Like, right now, when I’m preparing for a Davidson County General Sessions trial that starts in an hour, and I’m trying to remember what Tennessee statute allows you to exceed the $25,000 jurisdictional limit in small claims court.
It’s Tenn. Code Ann. § 16-15-501, which allows you to exceed $25,000 in calculating a judgment, where the excess amount is comprised of attorneys fees (and/or court costs and/or discretionary costs).
So, thanks a lot, Creditor Rights 101.
I enjoy practice in General Sessions Courts. Once you get past the utter chaos, unpredictability, and potentially long lines at the elevators, you may be able to obtain an enforceable judgment in less than 4-6 weeks after filing your lawsuit. That’s the fastest justice in the State.
Remember, though, that the monetary limit in General Sessions is $25,000.
Given the speed advantages, some lawyers will sue for a lesser amount to have their lawsuits heard in Sessions (i.e. the debt is $27,0000, and they sue for $24,999.99). Then, if they lose the case or if it’s appealed to Circuit Court, the lawyers know they can always increase the action to the full amount in Circuit Court.

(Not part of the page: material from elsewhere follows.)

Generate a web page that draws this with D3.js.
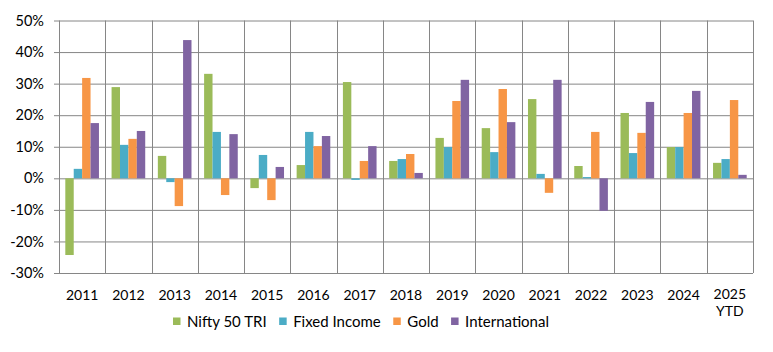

Such amendments are allowed under Tenn. Code Ann. § 16-15-729, which says
the Circuit Court “shall allow all amendments in the form of action, the parties thereto, or the statement of the cause of action, necessary to reach the merits, upon such terms as may be deemed just and proper. The trial shall be de novo, including damages.”
, don’t think the informality of Sessions practice carries over into Circuit Court. The Tennessee Supreme Court’s opinion in Brown v. Roland, 357 S.W.3d 614, 616 (Tenn. 2012) held that a party is limited to their damages sought until and unless an actual amendment is made to the complaint.
This is an interesting case, because, by implication, an amended complaint may also be required to add parties and causes of action.
In Sessions Court, it can feel like “anything goes.” It’s not a court of record, and the Judges let litigants have some procedural leeway in presenting their claims. Under the Brown case, that leeway stops upon appeal.